In mezzo a questo teatro che ruolo può giocare l’Italia?
«Prendendola alla lontana, uno dei problemi che credo abbia l’Europa è il successo della Germania. Tutti la accusano di fare i suoi interessi vessando gli altri stati. Al di là di considerazioni più grandi su evidenti disfunzioni in seno al concetto politico di Europa che ha prodotto un’ameba politica incapace di determinare nulla di costruttivo né all’esterno e né al suo interno, il successo dei tedeschi è arrivato anche grazie all’anticipata serie di riforme varate alla fine della cancelleria Schroeder e mantenute da Angela Merkel. Tali riforme, anche dure da digerire, hanno però rilanciato l’economia della Germania rendendola un paese capace di sopperire da solo alle manchevolezze degli altri. Insomma, a forza di veder te crescere e gli altri deperire può capitare che ti sovviene la voglia di fare da solo. In Italia non si sono viste né ripresa e né rilancio, ed è evidente come la situazione di profonda precarietà renda il paese poco forte e poco credibile in sede internazionale, è un processo scontato. Un’altra testimonianza è la crescita diplomatica della Polonia di pari passo con la sua spinta economica, nonostante a me non piaccia quello che sta accadendo lì.
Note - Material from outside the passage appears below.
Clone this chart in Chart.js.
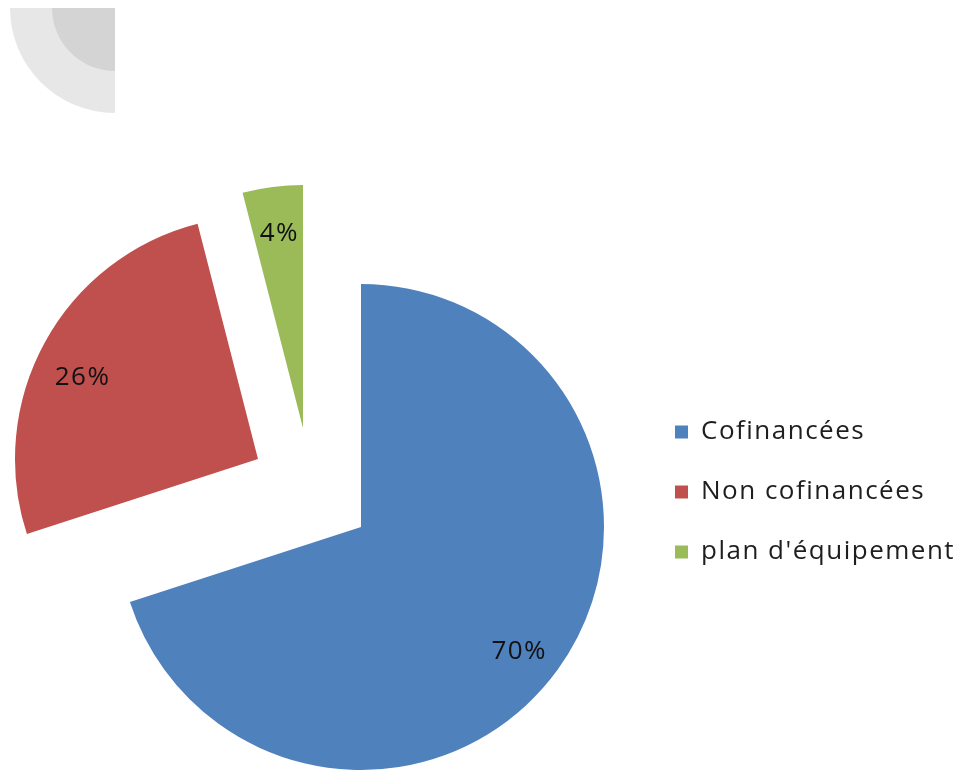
<!DOCTYPE html>
<html><head><meta charset="utf-8">
<script src="https://cdn.jsdelivr.net/npm/chart.js@4.4.1/dist/chart.umd.min.js"></script>
<style>
html,body{margin:0;padding:0;background:#fff;}
#wrap{position:relative;width:963px;height:770px;overflow:hidden;}
.deco1{position:absolute;left:10px;top:8px;width:105px;height:105px;background:#e7e7e7;border-bottom-left-radius:105px;}
.deco2{position:absolute;left:52px;top:8px;width:63px;height:63px;background:#d4d4d4;border-bottom-left-radius:63px;}
canvas{position:absolute;left:0;top:0;}
</style></head><body>
<div id="wrap"><div class="deco1"></div><div class="deco2"></div><canvas id="c" width="963" height="770"></canvas></div>
<script>
const categories = ['Cofinancées', 'Non cofinancées', "plan d'équipement"];
const shares = [70, 26, 4];
const sliceColors = ['#4f81bd', '#c0504d', '#9bbb59'];

const letterSpacingPlugin = {
  id: 'letterSpacingFix',
  beforeUpdate(chart) { chart.ctx.letterSpacing = '1.5px'; },
  beforeDraw(chart) { chart.ctx.letterSpacing = '1.5px'; }
};

const explodePlugin = {
  id: 'explode',
  beforeDatasetDraw(chart, args, opts) {
    const ctx = chart.ctx;
    args.meta.data.forEach((arc, i) => {
      const s = opts.shifts[i] || [0, 0];
      ctx.save();
      ctx.translate(s[0], s[1]);
      arc.draw(ctx, chart.chartArea);
      ctx.restore();
    });
    return false;
  },
  afterDatasetsDraw(chart, args, opts) {
    const ctx = chart.ctx;
    const meta = chart.getDatasetMeta(0);
    const data = chart.data.datasets[0].data;
    const total = data.reduce((a, b) => a + b, 0);
    ctx.save();
    ctx.font = opts.font;
    ctx.fillStyle = opts.color;
    ctx.textAlign = 'center';
    ctx.textBaseline = 'middle';
    meta.data.forEach((arc, i) => {
      const p = arc.getProps(['x', 'y', 'startAngle', 'endAngle', 'outerRadius'], true);
      const mid = (p.startAngle + p.endAngle) / 2;
      const s = opts.shifts[i] || [0, 0];
      const n = opts.labelNudge[i] || [0, 0];
      const r = p.outerRadius * opts.labelRadius;
      ctx.fillText(Math.round(data[i] / total * 100) + '%',
        p.x + s[0] + n[0] + Math.cos(mid) * r, p.y + s[1] + n[1] + Math.sin(mid) * r);
    });
    ctx.restore();
  }
};

new Chart(document.getElementById('c'), {
  type: 'pie',
  data: {
    labels: categories,
    datasets: [{
      data: shares,
      backgroundColor: sliceColors,
      borderWidth: 0,
      clip: false
    }]
  },
  options: {
    responsive: false,
    animation: false,
    events: [],
    radius: 243,
    layout: { padding: { left: 81, right: 0, top: 385, bottom: 101 } },
    plugins: {
      tooltip: { enabled: false },
      legend: {
        position: 'right',
        align: 'start',
        maxWidth: 322,
        labels: {
          boxWidth: 13,
          boxHeight: 13,
          padding: 34,
          color: '#1e1e1e',
          font: { family: "'Open Sans'", size: 26 }
        }
      },
      explode: {
        shifts: [[0, 0], [-103, -68], [-58, -99]],
        labelRadius: 0.81,
        labelNudge: [[-1, 9], [-3, 13], [1, 1]],
        font: "26px 'Open Sans'",
        color: '#111'
      }
    }
  },
  plugins: [letterSpacingPlugin, explodePlugin]
});
</script>
</body></html>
Basti pensare che quando Renzi ultimamente ha polemizzato con la Germania per la vicenda del gasdotto del nord e sulle sanzioni alla Russia, aveva ragione. Il problema è che, come diceva Andreotti, non basta aver ragione ma devi trovare qualcuno che te la dà.»
Difficile trovare qualcuno disposto a investire dove non si fattura. Questo mi sta dicendo?
«Dico e ripeto che c’è bisogno di approccio laico. Abbiamo capito che la democrazia non è il punto, come non lo è la religione. Il punto è la politica, dunque bisogna tornare alla politica. Tornare alla politica significa riconoscere che ogni attore in campo si muove secondo interessi propri, ma significa soprattutto abbandonare narrazioni e iniziare ad avere anche interessi propri. Quale può essere il nostro interesse se non quello di voler vedere e vivere un mondo differente da questo, migliore per tutti, qualunque idea ciascuno di noi possa coltivare?»